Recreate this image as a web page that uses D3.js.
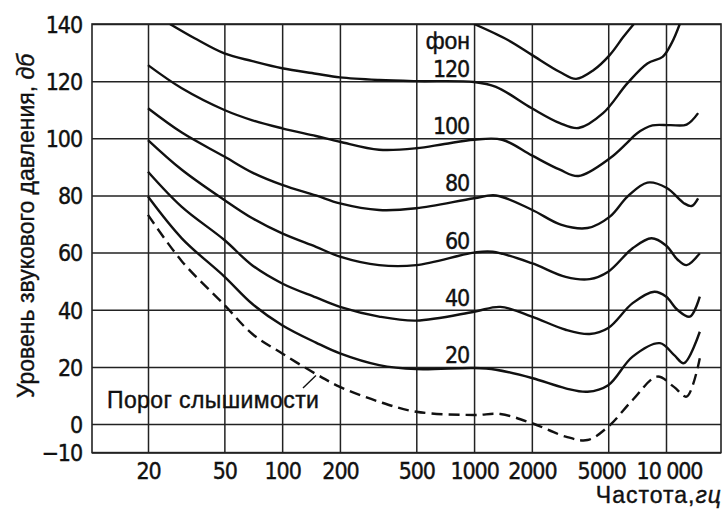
<!DOCTYPE html>
<html>
<head>
<meta charset="utf-8">
<script src="https://cdn.jsdelivr.net/npm/d3@7"></script>
<style>
body { margin: 0; background: #fff; }
text { fill: #111; stroke: #111; stroke-width: 0.4px; }
.num { font-family: "DejaVu Sans Condensed", "Liberation Sans Narrow", sans-serif; font-size: 23px; letter-spacing: -1.1px; }
.lbl { font-family: "Liberation Sans", "DejaVu Sans", sans-serif; font-size: 23px; }
</style>
</head>
<body>
<script>
// equal loudness curves (Hz, dB)
var freqTicks = [20, 50, 100, 200, 500, 1000, 2000, 5000, 10000];
var freqLabels = ["20", "50", "100", "200", "500", "1000", "2000", "5000", "10 000"];
var levelTicks = [140, 120, 100, 80, 60, 40, 20, 0, -10];
var levelLabels = ["140", "120", "100", "80", "60", "40", "20", "0", "\u221210"];
var phonLevels = [120, 100, 80, 60, 40, 20];

var phon140 = [[1000,140],[1500,134.4],[2000,129.2],[2800,123.2],[3400,120.8],[4200,123.9],[5100,129.2],[6000,135.5],[6800,140]];
var phon120 = [[26,140],[35,135],[50,129.7],[70,127],[100,124.5],[150,122.6],[200,121.3],[320,120.4],[500,120],[1000,119.7],[1300,118],[2000,110.5],[2800,105.3],[3500,103.6],[4700,108.8],[6300,119.3],[8000,126.2],[9600,128.5],[10700,133.3],[11800,140]];
var phon100 = [[20,125.6],[30,117.5],[50,109.9],[70,106.3],[100,103.5],[150,100.8],[200,98.8],[320,96],[500,96.5],[700,98],[1000,99.5],[1400,99.5],[2000,94],[2800,89],[3500,86.8],[5100,93],[6250,98.3],[7050,101.7],[8500,104.5],[10500,104.6],[12800,104.8],[14700,108.8]];
var phon80 = [[20,110.5],[30,102],[50,93.6],[70,88],[100,83.7],[150,80],[200,77.2],[320,74.9],[500,75.5],[1000,79],[1300,80],[2000,75],[2830,69.8],[3900,68.6],[5100,72.6],[6300,79.6],[8000,84.5],[10100,82.6],[12400,77.3],[13600,76.3],[14700,79]];
var phon60 = [[20,99.4],[30,89],[50,78.4],[70,72],[100,66.7],[150,62],[200,58.6],[320,55.6],[500,55.6],[1000,60],[1250,60.3],[2000,56.3],[3000,51.5],[4000,50.7],[5000,53.3],[6700,61.5],[8400,65],[10000,62.5],[11500,57.5],[12800,55.6],[15000,59.8]];
var phon40 = [[20,88.3],[30,76],[50,64.4],[70,55.5],[100,49.2],[150,44.3],[200,41],[320,37.6],[500,36.2],[1000,39.3],[1370,41],[2000,37.6],[3000,33],[4000,31.5],[5000,33.6],[6700,42.3],[8700,46.3],[10000,44.6],[11500,39.9],[13300,37.6],[15000,44.6]];
var phon20 = [[20,79.6],[30,65],[50,51.6],[70,42],[100,34.6],[150,28.5],[200,24.7],[320,20.6],[500,19.2],[1000,19.6],[1300,19],[2000,16.1],[3000,12.5],[3900,11.3],[5000,13.6],[6700,23.6],[9300,28.3],[11000,24.2],[12400,21.3],[15000,32.3]];
var threshold = [[20,73.2],[30,57],[50,41.7],[70,31.5],[100,24.7],[150,17.5],[200,13],[320,7.8],[500,4.3],[1000,3.15],[1370,3.5],[2000,0.3],[3000,-4.4],[3900,-5.6],[5000,-0.9],[6700,8.4],[9000,16.6],[11000,13],[12800,9.6],[15000,23]];
var thresholdPointer = [150, 17];

var W = 723, H = 511,
	pL = 92, pR = 721, pT = 24, pB = 452.6;

var x = d3.scaleLog().domain([20, 10000]).range([148, 666]);
var y = d3.scaleLinear().domain([-10, 140]).range([pB, pT]);

var svg = d3.select("body")
	.append("svg")
	.attr("width", W)
	.attr("height", H);

svg.append("clipPath").attr("id", "plot")
	.append("rect")
	.attr("x", pL).attr("y", pT)
	.attr("width", pR - pL).attr("height", pB - pT);

// grid + tick labels via axes
var yAxis = d3.axisLeft(y)
	.tickValues(levelTicks)
	.tickFormat((d, i) => levelLabels[i])
	.tickSize(-(pR - pL))
	.tickPadding(10);

var xAxis = d3.axisBottom(x)
	.tickValues(freqTicks)
	.tickFormat((d, i) => freqLabels[i])
	.tickSize(-(pB - pT))
	.tickPadding(10);

var gy = svg.append("g").attr("transform", "translate(" + pL + ",0)").call(yAxis);
var gx = svg.append("g").attr("transform", "translate(0," + pB + ")").call(xAxis);

[gx, gy].forEach(g => {
	g.attr("font-family", null).attr("font-size", null);
	g.select(".domain").remove();
	g.selectAll("line").attr("stroke", "#222").attr("stroke-width", 1.5);
	g.selectAll("text").attr("class", "num").attr("fill", "#111");
});
gy.selectAll("text").attr("dy", "0.36em");
// the last two labels sit a bit apart, as in the print
gx.selectAll("text").attr("dx", d => d === 5000 ? -7 : (d === 10000 ? 3 : 0));

svg.append("rect")
	.attr("x", pL).attr("y", pT)
	.attr("width", pR - pL).attr("height", pB - pT)
	.attr("fill", "none").attr("stroke", "#222").attr("stroke-width", 1.6);

// curves
var line = d3.line()
	.x(d => x(d[0]))
	.y(d => y(d[1]))
	.curve(d3.curveCatmullRom.alpha(0.5));

var curves = [phon140, phon120, phon100, phon80, phon60, phon40, phon20];

svg.append("g").attr("clip-path", "url(#plot)")
	.selectAll("path.solid")
	.data(curves)
	.enter()
	.append("path")
	.attr("class", "solid")
	.attr("d", line)
	.attr("fill", "none")
	.attr("stroke", "#111")
	.attr("stroke-width", 2.4);

svg.append("path")
	.datum(threshold)
	.attr("d", line)
	.attr("fill", "none")
	.attr("stroke", "#111")
	.attr("stroke-width", 2.4)
	.attr("stroke-dasharray", "11,6");

// curve labels
svg.selectAll("text.phon")
	.data(phonLevels)
	.enter()
	.append("text")
	.attr("class", "num phon")
	.attr("x", x(1000) - 5)
	.attr("y", d => y(d) - 4)
	.attr("text-anchor", "end")
	.text(d => d);

svg.append("text")
	.attr("class", "lbl")
	.attr("x", x(1000) - 4)
	.attr("y", y(120) - 32)
	.attr("text-anchor", "end")
	.text("фон");

svg.append("text")
	.attr("class", "lbl")
	.attr("x", 107)
	.attr("y", 408)
	.attr("letter-spacing", "0.4px")
	.text("Порог слышимости");

svg.append("line")
	.attr("x1", 303).attr("y1", 388)
	.attr("x2", x(thresholdPointer[0])).attr("y2", y(thresholdPointer[1]))
	.attr("stroke", "#111").attr("stroke-width", 1.4);

// axis titles
var yt = svg.append("text")
	.attr("class", "lbl")
	.attr("font-size", "24px")
	.attr("transform", "translate(34,226) rotate(-90)")
	.attr("text-anchor", "middle");
yt.append("tspan").text("Уровень звукового давления, ");
yt.append("tspan").attr("font-style", "italic").text("дб");

var xt = svg.append("text")
	.attr("class", "lbl")
	.attr("x", 722)
	.attr("y", 503)
	.attr("letter-spacing", "1px")
	.attr("text-anchor", "end");
xt.append("tspan").text("Частота,");
xt.append("tspan").attr("font-style", "italic").text("гц");
</script>
</body>
</html>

• [To do] Are you able to set down all the lines above exactly, without any pictures?

• [Solution]
Recreate this image as a web page that uses D3.js.
<!DOCTYPE html>
<html>
<head>
<meta charset="utf-8">
<script src="https://cdn.jsdelivr.net/npm/d3@7"></script>
<style>
body { margin: 0; background: #fff; }
text { fill: #111; stroke: #111; stroke-width: 0.4px; }
.num { font-family: "DejaVu Sans Condensed", "Liberation Sans Narrow", sans-serif; font-size: 23px; letter-spacing: -1.1px; }
.lbl { font-family: "Liberation Sans", "DejaVu Sans", sans-serif; font-size: 23px; }
</style>
</head>
<body>
<script>
// equal loudness curves (Hz, dB)
var freqTicks = [20, 50, 100, 200, 500, 1000, 2000, 5000, 10000];
var freqLabels = ["20", "50", "100", "200", "500", "1000", "2000", "5000", "10 000"];
var levelTicks = [140, 120, 100, 80, 60, 40, 20, 0, -10];
var levelLabels = ["140", "120", "100", "80", "60", "40", "20", "0", "\u221210"];
var phonLevels = [120, 100, 80, 60, 40, 20];

var phon140 = [[1000,140],[1500,134.4],[2000,129.2],[2800,123.2],[3400,120.8],[4200,123.9],[5100,129.2],[6000,135.5],[6800,140]];
var phon120 = [[26,140],[35,135],[50,129.7],[70,127],[100,124.5],[150,122.6],[200,121.3],[320,120.4],[500,120],[1000,119.7],[1300,118],[2000,110.5],[2800,105.3],[3500,103.6],[4700,108.8],[6300,119.3],[8000,126.2],[9600,128.5],[10700,133.3],[11800,140]];
var phon100 = [[20,125.6],[30,117.5],[50,109.9],[70,106.3],[100,103.5],[150,100.8],[200,98.8],[320,96],[500,96.5],[700,98],[1000,99.5],[1400,99.5],[2000,94],[2800,89],[3500,86.8],[5100,93],[6250,98.3],[7050,101.7],[8500,104.5],[10500,104.6],[12800,104.8],[14700,108.8]];
var phon80 = [[20,110.5],[30,102],[50,93.6],[70,88],[100,83.7],[150,80],[200,77.2],[320,74.9],[500,75.5],[1000,79],[1300,80],[2000,75],[2830,69.8],[3900,68.6],[5100,72.6],[6300,79.6],[8000,84.5],[10100,82.6],[12400,77.3],[13600,76.3],[14700,79]];
var phon60 = [[20,99.4],[30,89],[50,78.4],[70,72],[100,66.7],[150,62],[200,58.6],[320,55.6],[500,55.6],[1000,60],[1250,60.3],[2000,56.3],[3000,51.5],[4000,50.7],[5000,53.3],[6700,61.5],[8400,65],[10000,62.5],[11500,57.5],[12800,55.6],[15000,59.8]];
var phon40 = [[20,88.3],[30,76],[50,64.4],[70,55.5],[100,49.2],[150,44.3],[200,41],[320,37.6],[500,36.2],[1000,39.3],[1370,41],[2000,37.6],[3000,33],[4000,31.5],[5000,33.6],[6700,42.3],[8700,46.3],[10000,44.6],[11500,39.9],[13300,37.6],[15000,44.6]];
var phon20 = [[20,79.6],[30,65],[50,51.6],[70,42],[100,34.6],[150,28.5],[200,24.7],[320,20.6],[500,19.2],[1000,19.6],[1300,19],[2000,16.1],[3000,12.5],[3900,11.3],[5000,13.6],[6700,23.6],[9300,28.3],[11000,24.2],[12400,21.3],[15000,32.3]];
var threshold = [[20,73.2],[30,57],[50,41.7],[70,31.5],[100,24.7],[150,17.5],[200,13],[320,7.8],[500,4.3],[1000,3.15],[1370,3.5],[2000,0.3],[3000,-4.4],[3900,-5.6],[5000,-0.9],[6700,8.4],[9000,16.6],[11000,13],[12800,9.6],[15000,23]];
var thresholdPointer = [150, 17];

var W = 723, H = 511,
	pL = 92, pR = 721, pT = 24, pB = 452.6;

var x = d3.scaleLog().domain([20, 10000]).range([148, 666]);
var y = d3.scaleLinear().domain([-10, 140]).range([pB, pT]);

var svg = d3.select("body")
	.append("svg")
	.attr("width", W)
	.attr("height", H);

svg.append("clipPath").attr("id", "plot")
	.append("rect")
	.attr("x", pL).attr("y", pT)
	.attr("width", pR - pL).attr("height", pB - pT);

// grid + tick labels via axes
var yAxis = d3.axisLeft(y)
	.tickValues(levelTicks)
	.tickFormat((d, i) => levelLabels[i])
	.tickSize(-(pR - pL))
	.tickPadding(10);

var xAxis = d3.axisBottom(x)
	.tickValues(freqTicks)
	.tickFormat((d, i) => freqLabels[i])
	.tickSize(-(pB - pT))
	.tickPadding(10);

var gy = svg.append("g").attr("transform", "translate(" + pL + ",0)").call(yAxis);
var gx = svg.append("g").attr("transform", "translate(0," + pB + ")").call(xAxis);

[gx, gy].forEach(g => {
	g.attr("font-family", null).attr("font-size", null);
	g.select(".domain").remove();
	g.selectAll("line").attr("stroke", "#222").attr("stroke-width", 1.5);
	g.selectAll("text").attr("class", "num").attr("fill", "#111");
});
gy.selectAll("text").attr("dy", "0.36em");
// the last two labels sit a bit apart, as in the print
gx.selectAll("text").attr("dx", d => d === 5000 ? -7 : (d === 10000 ? 3 : 0));

svg.append("rect")
	.attr("x", pL).attr("y", pT)
	.attr("width", pR - pL).attr("height", pB - pT)
	.attr("fill", "none").attr("stroke", "#222").attr("stroke-width", 1.6);

// curves
var line = d3.line()
	.x(d => x(d[0]))
	.y(d => y(d[1]))
	.curve(d3.curveCatmullRom.alpha(0.5));

var curves = [phon140, phon120, phon100, phon80, phon60, phon40, phon20];

svg.append("g").attr("clip-path", "url(#plot)")
	.selectAll("path.solid")
	.data(curves)
	.enter()
	.append("path")
	.attr("class", "solid")
	.attr("d", line)
	.attr("fill", "none")
	.attr("stroke", "#111")
	.attr("stroke-width", 2.4);

svg.append("path")
	.datum(threshold)
	.attr("d", line)
	.attr("fill", "none")
	.attr("stroke", "#111")
	.attr("stroke-width", 2.4)
	.attr("stroke-dasharray", "11,6");

// curve labels
svg.selectAll("text.phon")
	.data(phonLevels)
	.enter()
	.append("text")
	.attr("class", "num phon")
	.attr("x", x(1000) - 5)
	.attr("y", d => y(d) - 4)
	.attr("text-anchor", "end")
	.text(d => d);

svg.append("text")
	.attr("class", "lbl")
	.attr("x", x(1000) - 4)
	.attr("y", y(120) - 32)
	.attr("text-anchor", "end")
	.text("фон");

svg.append("text")
	.attr("class", "lbl")
	.attr("x", 107)
	.attr("y", 408)
	.attr("letter-spacing", "0.4px")
	.text("Порог слышимости");

svg.append("line")
	.attr("x1", 303).attr("y1", 388)
	.attr("x2", x(thresholdPointer[0])).attr("y2", y(thresholdPointer[1]))
	.attr("stroke", "#111").attr("stroke-width", 1.4);

// axis titles
var yt = svg.append("text")
	.attr("class", "lbl")
	.attr("font-size", "24px")
	.attr("transform", "translate(34,226) rotate(-90)")
	.attr("text-anchor", "middle");
yt.append("tspan").text("Уровень звукового давления, ");
yt.append("tspan").attr("font-style", "italic").text("дб");

var xt = svg.append("text")
	.attr("class", "lbl")
	.attr("x", 722)
	.attr("y", 503)
	.attr("letter-spacing", "1px")
	.attr("text-anchor", "end");
xt.append("tspan").text("Частота,");
xt.append("tspan").attr("font-style", "italic").text("гц");
</script>
</body>
</html>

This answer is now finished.